We are collectively failing to conserve the world’s biodiversity and to mobilize natural solutions to help curb global warming. A new study carried out by the Nature Map Consortium, shows that managing a strategically placed 30% of land for conservation could safeguard 70% of all considered terrestrial plant and vertebrate animal species, while simultaneously conserving more than 62% of the world’s above and below ground vulnerable carbon, and 68% of all clean water.

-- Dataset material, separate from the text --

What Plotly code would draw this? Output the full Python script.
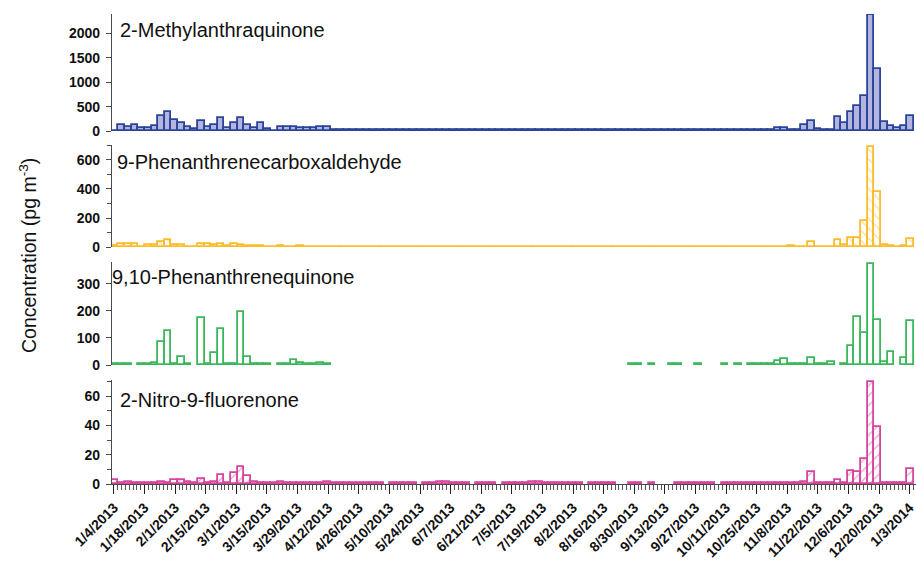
import pandas as pd
import plotly.graph_objects as go
from plotly.subplots import make_subplots

# Filter samples: 121 collections between 1/4/2013 and 1/3/2014
sample_first = "2013-01-04 12:00"
sample_last = "2014-01-03 12:00"
n_samples = 121
dates = pd.date_range(sample_first, sample_last, periods=n_samples)

N = None

# 2-Methylanthraquinone (pg m-3)
maq = [
    10, 130, 89, 130, 60, 60, 100, 308, 390, 226,
    158, 89, 35, 199, 89, 130, 260, 68, 171, 260,
    117, 68, 171, 50, 7, 80, 72, 76, 62, 66,
    62, 75, 82, 15, 15, 15, 15, 15, 15, 15,
    15, 15, 15, 15, 15, 15, 15, 15, 15, 15,
    15, 15, 15, 15, 15, 15, 15, 15, 15, 15,
    15, 15, 15, 15, 15, 15, 15, 15, 15, 15,
    15, 15, 15, 15, 15, 15, 15, 15, 15, 15,
    15, 15, 15, 15, 15, 15, 15, 15, 15, 15,
    15, 15, 15, 15, 15, 15, 15, 15, 15, 15,
    68, 68, 15, 15, 123, 212, 35, 15, 15, 294,
    171, 384, 513, 726, 2382, 1267, 185, 109, 68, 96,
    308,
]

# 9-Phenanthrenecarboxaldehyde (pg m-3)
pca = [
    12, 20, 20, 20, 5, 14, 14, 38, 52, 16,
    14, 3, 3, 20, 20, 14, 25, 9, 25, 14,
    9, 9, 9, 3, 5, 7, 3, 3, 7, 3,
    3, 3, 3, 2, 2, 2, 2, 2, 2, 2,
    2, 2, 2, 2, 2, 2, 2, 2, 2, 2,
    2, 2, 2, 2, 2, 2, 2, 2, 2, 2,
    2, 2, 2, 2, 2, 2, 2, 2, 2, 2,
    2, 2, 2, 2, 2, 2, 2, 2, 2, 2,
    2, 2, 2, 2, 2, 2, 2, 2, 2, 2,
    2, 2, 2, 2, 2, 2, 2, 2, 2, 2,
    2, 2, 6, 2, 3, 38, 2, 2, 2, 50,
    16, 66, 62, 180, 689, 381, 16, 9, 3, 9,
    57,
]

# 9,10-Phenanthrenequinone (pg m-3); None = no measurement
pq = [
    5, 5, 5, N, 5, 5, 8, 84, 126, 5,
    28, 5, N, 175, 5, 46, 133, 5, 5, 195,
    31, 5, 5, 3, N, 3, 3, 19, 6, 3,
    3, 6, 3, N, N, N, N, N, N, N,
    N, N, N, N, N, N, N, N, N, N,
    N, N, N, N, N, N, N, N, N, N,
    N, N, N, N, N, N, N, N, N, N,
    N, N, N, N, N, N, N, N, 2, 2,
    N, 2, N, N, 2, 2, N, N, 2, N,
    N, N, 2, N, 2, N, 2, 2, 2, 2,
    15, 22, 4, 2, 2, 27, 2, 2, 10, N,
    2, 72, 178, 120, 373, 167, 12, 49, N, 27,
    163,
]

# 2-Nitro-9-fluorenone (pg m-3); None = no measurement
nfn = [
    2.9, 0.5, 1.6, 0.5, 0.5, 0.5, 0.5, 1.1, 0.5, 2.7,
    2.7, 1.6, 0.5, 3.4, 0.5, 1.6, 6.2, 0.5, 7.5, 11.6,
    5.7, 1.1, 0.5, 0.5, 0.5, 1.6, 0.5, 0.5, 0.5, 0.5,
    0.5, 0.5, 1.1, 0.5, 0.5, 0.5, 0.5, 0.5, 0.5, 0.5,
    0.5, N, 0.5, 0.5, 0.5, 0.5, N, 0.5, 0.5, 1.3,
    1.3, 0.5, 0.5, 0.5, N, 0.5, 0.5, 0.5, N, 0.5,
    0.5, 0.5, 0.5, 1.3, 1.3, 0.5, 0.5, 0.5, 0.5, 0.5,
    0.5, N, 0.5, 0.5, 0.5, 0.5, N, N, 0.5, 0.5,
    N, 0.5, N, N, N, 0.5, 0.5, 0.5, 0.5, 0.5,
    0.5, N, 0.5, 0.5, 0.5, 0.5, 0.5, 0.5, 0.5, 0.5,
    0.5, 0.5, 0.5, 0.5, 1.6, 8.4, 0.5, 0.5, 0.5, 2.9,
    0.5, 9.1, 7.9, 17.1, 69.6, 38.8, 0.7, 0.5, 0.5, 0.5,
    10.3,
]

compound_names = [
    "2-Methylanthraquinone",
    "9-Phenanthrenecarboxaldehyde",
    "9,10-Phenanthrenequinone",
    "2-Nitro-9-fluorenone",
]

tick_labels = [
    "1/4/2013", "1/18/2013", "2/1/2013", "2/15/2013", "3/1/2013", "3/15/2013",
    "3/29/2013", "4/12/2013", "4/26/2013", "5/10/2013", "5/24/2013", "6/7/2013",
    "6/21/2013", "7/5/2013", "7/19/2013", "8/2/2013", "8/16/2013", "8/30/2013",
    "9/13/2013", "9/27/2013", "10/11/2013", "10/25/2013", "11/8/2013",
    "11/22/2013", "12/6/2013", "12/20/2013", "1/3/2014",
]
tick_dates = pd.to_datetime(tick_labels, format="%m/%d/%Y")

# ---- styling ----
W, H = 916, 561
ML, MR, MT, MB = 112, 0, 14, 77
plot_h = H - MT - MB
plot_w = W - ML - MR
DAY_MS = 86400000
bar_width = (dates[1] - dates[0]).total_seconds() * 1000

FONT = "Liberation Sans, Arial, sans-serif"
AXIS_GREY = "#4a4a4a"


def fy(px):
    return (H - MB - px) / plot_h


def fx(px):
    return (px - ML) / plot_w


# panel pixel extents (top, bottom) and per-panel styles
panels = [
    dict(vals=maq, top=14, bottom=131, rng=[0, 2402], dtick=500, minor=None,
         edge="#2b449b", fill="#b3b5de", pattern=None),
    dict(vals=pca, top=145, bottom=247.3, rng=[0, 700], dtick=200, minor=100,
         edge="#fdbc2c", fill="#ffffff", pattern="\\"),
    dict(vals=pq, top=262, bottom=365, rng=[0, 381], dtick=100, minor=None,
         edge="#3bb85c", fill="#ffffff", pattern=None),
    dict(vals=nfn, top=380, bottom=484, rng=[0, 71], dtick=20, minor=10,
         edge="#d6469e", fill="#ffffff", pattern="/"),
]
title_pos = [(118, 30), (115, 162), (110, 277), (118, 400)]

fig = make_subplots(rows=4, cols=1, shared_xaxes=True, vertical_spacing=0.02)

for i, p in enumerate(panels):
    marker = dict(color=p["fill"], line=dict(color=p["edge"], width=1.8))
    if p["pattern"]:
        marker["pattern"] = dict(shape=p["pattern"], fgcolor=p["edge"],
                                 bgcolor="#ffffff", size=7, solidity=0.18)
    fig.add_trace(
        go.Bar(x=dates, y=p["vals"], width=bar_width, marker=marker,
               showlegend=False, hoverinfo="x+y"),
        row=i + 1, col=1,
    )
    yax = dict(
        domain=[fy(p["bottom"]), fy(p["top"])],
        range=p["rng"], dtick=p["dtick"], tick0=0,
        showgrid=False, zeroline=False,
        showline=True, linecolor=AXIS_GREY, linewidth=1.3,
        ticks="outside", ticklen=5, tickwidth=1.2, tickcolor=AXIS_GREY,
        ticklabelstandoff=3,
        tickfont=dict(family=FONT, size=14, color="#111111", weight="bold"),
    )
    if p["minor"]:
        yax["minor"] = dict(ticks="outside", ticklen=4, tickwidth=1.2,
                            tickcolor=AXIS_GREY, dtick=p["minor"], tick0=0,
                            showgrid=False)
    fig.update_yaxes(row=i + 1, col=1, **yax)

x_start = pd.Timestamp("2013-01-04") - pd.Timedelta(days=0.9)
x_end = x_start + pd.Timedelta(days=plot_w / 2.186)

fig.update_xaxes(type="date", range=[x_start, x_end], showgrid=False,
                 zeroline=False)
for r in (1, 2, 3):
    fig.update_xaxes(row=r, col=1, showticklabels=False, ticks="",
                     showline=False)
fig.update_xaxes(
    row=4, col=1,
    tickmode="array", tickvals=tick_dates, ticktext=tick_labels,
    tickangle=-45, ticks="outside", ticklen=9, tickwidth=1.2,
    tickcolor="#222222", showline=True, linecolor=AXIS_GREY, linewidth=1,
    ticklabeloverflow="allow",
    tickfont=dict(family=FONT, size=14, color="#111111", weight="bold"),
    minor=dict(ticks="outside", ticklen=5, tickwidth=1, tickcolor="#555555",
               dtick=1.75 * DAY_MS, tick0="2013-01-04", showgrid=False),
)

annotations = []
for name, (px_x, px_y) in zip(compound_names, title_pos):
    annotations.append(dict(
        text=name, xref="paper", yref="paper", x=fx(px_x), y=fy(px_y),
        xanchor="left", yanchor="middle", showarrow=False,
        font=dict(family=FONT, size=20, color="#111111"),
    ))
annotations.append(dict(
    text="Concentration (pg m<sup>-3</sup>)", xref="paper", yref="paper",
    x=fx(28), y=fy(256), xanchor="center", yanchor="middle",
    textangle=-90, showarrow=False,
    font=dict(family=FONT, size=19.5, color="#111111"),
))

fig.update_layout(
    width=W, height=H,
    margin=dict(l=ML, r=MR, t=MT, b=MB, autoexpand=False),
    paper_bgcolor="#ffffff", plot_bgcolor="#ffffff",
    barmode="overlay", bargap=0,
    annotations=annotations,
)

fig.write_html("out.html")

Biodiversity, in other words, the diversity of life on Earth, is distributed unevenly and in various forms across the world. In any given place, species form an intricate web of interactions that shape ecosystems and provide important services that humans need to survive. Human activities are however driving habitat and biodiversity loss at an alarming rate. To stop this decline, we need to rethink the way we manage our land, fresh water, and oceans. Critically, biodiversity conservation should not be treated in isolation of other global policy targets. This requires assessing where biodiversity conservation would bring the greatest benefits to other policy objectives.

SDSN and partners have released their newest publication in Nature Ecology and Evolution today. The publication - which discusses the most important areas to bolster conservation efforts - is a thorough exploration of Earth's biodiversity issue and its relation to water and carbon conservation.

The authors of the paper set out to determine areas of global importance to manage for conservation to simultaneously protect the greatest number of species from extinction, conserve vulnerable terrestrial carbon stocks, and safeguard freshwater resources. Important to this objective is a new global priority map that shows quality (location) is more important than quantity (global extent) when identifying new areas to manage conservation. In doing so, the paper's goal is to advise policymakers and governments on where their resources can yield the greatest results.

The study demonstrates that jointly optimizing for biodiversity, carbon, and water does not compromise how much can be gained from conservation compared to placing emphasis on any individual asset alone. By taking action in the right places, significant co-benefits can be achieved for all three elements. The research has also been useful in updating and improving the information on all other areas of global importance for biodiversity conservation.